Consti - Careful optimism amid continued uncertainty
Expect profitability improvement but risks still present
During the first half of 2019 Consti’s profitability was materially affected by performance obligations relating to an individual building purpose modification project, which at the end of Q2/19 was essentially completed. Although the project still poses a risk to our estimated profitability improvement in Q3 (Evli EUR 2.2m, Q3/18 EUR -1.4m), of more long-term importance would be the absence of new, large profitability burdening projects in Q3, which is supported by the company’s more selective bidding procedures for larger projects.

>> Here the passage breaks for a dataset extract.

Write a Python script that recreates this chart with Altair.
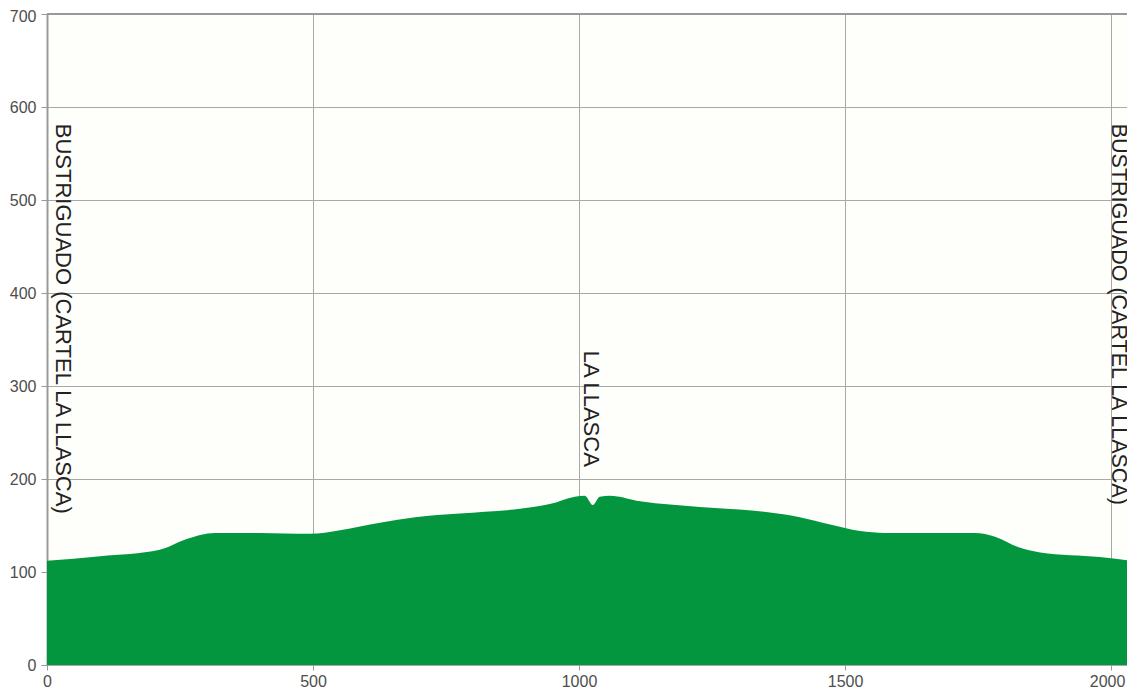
import altair as alt
import pandas as pd

# Elevation profile (distance in m, elevation in m)
dist = [0, 100, 212, 260, 316, 400, 494, 551, 626, 692, 776, 889, 945, 992, 1011,
        1026, 1039, 1058, 1115, 1227, 1359, 1415, 1472, 1528, 1575, 1744, 1782,
        1829, 1867, 1979, 2041]
elev = [112, 117, 124, 135, 142, 142, 141, 145, 153, 159, 163, 168, 173, 181, 182,
        172, 181, 182, 176, 170, 164, 159, 151, 144, 142, 142, 138,
        126, 121, 116, 112]

label_text = ["BUSTRIGUADO (CARTEL LA LLASCA)", "LA LLASCA", "BUSTRIGUADO (CARTEL LA LLASCA)"]
label_x = [0, 1000, 2000]
label_y = [582, 338, 582]

x_ticks = [0, 500, 1000, 1500, 2000]
y_ticks = [0, 100, 200, 300, 400, 500, 600, 700]

df = pd.DataFrame({"dist": dist, "elev": elev})
lab = pd.DataFrame({"x": label_x, "y": label_y, "t": label_text})
top = pd.DataFrame({"v": [700]})

xs = alt.Scale(domain=[0, 2030], nice=False, zero=False)
ys = alt.Scale(domain=[0, 700], nice=False)

axis_common = dict(
    labelFont="Liberation Sans", labelFontSize=16, labelColor="#4d4d4d",
    gridColor="#a8a8a8", gridWidth=1, tickColor="#999999", format="d",
)

area = alt.Chart(df).mark_area(color="#03963f", interpolate="monotone", clip=True).encode(
    x=alt.X("dist:Q", scale=xs, title=None,
            axis=alt.Axis(values=x_ticks, domain=False, tickSize=5, labelPadding=3,
                          labelFlush=False,
                          labelOffset={"condition": {"test": "datum.value == 2000", "value": -4},
                                       "value": 0},
                          **axis_common)),
    y=alt.Y("elev:Q", scale=ys, title=None,
            axis=alt.Axis(values=y_ticks, domainColor="#999999", domainWidth=2,
                          tickSize=6, labelPadding=5, labelFlush=False,
                          labelOffset={"condition": {"test": "datum.value == 700", "value": 2},
                                       "value": 0},
                          **axis_common)),
)

toprule = alt.Chart(top).mark_rule(color="#999999", strokeWidth=2).encode(
    y=alt.Y("v:Q", scale=ys)
)

text_style = dict(angle=90, align="left", baseline="alphabetic",
                  font="Liberation Sans", fontSize=22, color="#222222")


def label_layer(test, dy, size=22):
    style = dict(text_style, fontSize=size)
    return alt.Chart(lab).transform_filter(test).mark_text(dy=dy, **style).encode(
        x=alt.X("x:Q", scale=xs),
        y=alt.Y("y:Q", scale=ys),
        text="t:N",
    )


labels_l = label_layer("datum.x < 500", -9)
labels_m = label_layer("datum.x >= 500 && datum.x < 1500", -5)
labels_r = label_layer("datum.x >= 1500", -1, 21.5)

chart = alt.layer(area, toprule, labels_l, labels_m, labels_r).properties(
    width=1080, height=651,
    autosize="none",
    padding={"left": 39, "top": 6, "right": 0, "bottom": 25},
    background="#ffffff",
).configure_view(fill="#fefefb", stroke="transparent")

chart.save("out.html", embed_options={"renderer": "svg", "actions": False})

Order backlog development of interest
A downside of the stricter bidding procedures has been a weaker development of the order backlog, which at the end of Q2/19 was down 21% y/y, at EUR 227m. Sales growth in 2019 remains supported by a more rapid order backlog conversion while a continued weaker order intake during H2/19 would impose a risk of sales declines in 2020. We expect focus in the second half of 2019 to remain on continued development of the organizational structure and cost savings.
HOLD with a target price of EUR 5.4 (5.8)
Compared to peer multiples, on our estimates valuation is in no way particularly challenging, especially when looking at 2020. However, due to the profitability challenges and the St. George arbitration proceedings the near-term uncertainty continues to remain high and signs of stabilizing profitability in Q3 would be needed. We retain our HOLD-rating with a TP of EUR 5.4 (5.8).